Monday, February 09, 2009

Cannonball Read Double-Shot

I'm still reading, but at a slower pace than in Janaury. Fewer holidays, busier weekends, that sort of thing. I am concerned that I will not meet my February goal, but I've also determined that I need to read 25 books every three months. Sounds doable, right?
Book 9 is Lucky You by Carl Hiaasen. I've only read one of Hiaasen's books before, and they're a nice diversion for me, as I don't usually go in for ecological mystery/thrillers about sport fishing, turtles or rednecks. Lucky You was a good read, kept me entertained, but I didn't LOVE it. It hasn't catapulted to the top of my all-time favorite books list, nor will I ever read it again. But that doesn't mean that it was bad. I guess I'm ambivalent.

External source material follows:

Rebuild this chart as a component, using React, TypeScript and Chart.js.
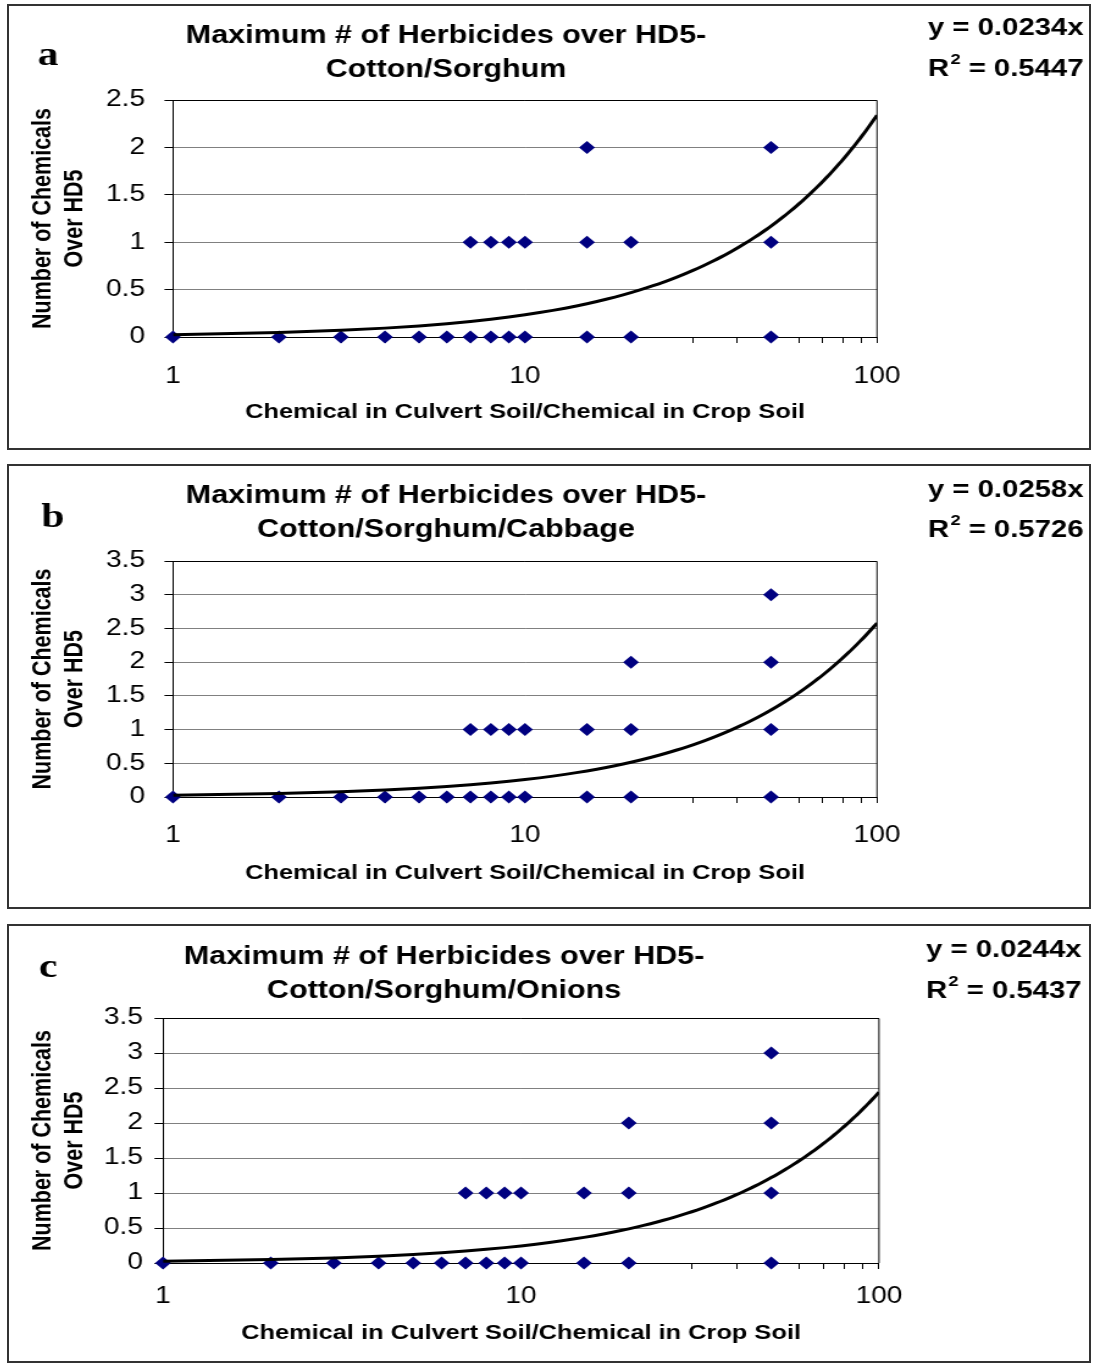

Book 10 is Sweet and Low by Rich Cohen. I got this book for Nate for Christmas, because the cover was TOTALLY AWESOME. And the story sounded great, too: Brooklyn after the war, family rivalry, the diet craze, the Mafia, disinheritance... but ultimately, it was too much. The story was great, and certain sections were totally captivating and engrossing, but then there would be a whole separate section on a totally different topic and I couldn't quite stay plugged in.
Overall, I'd say two minor missteps in the year in books so far.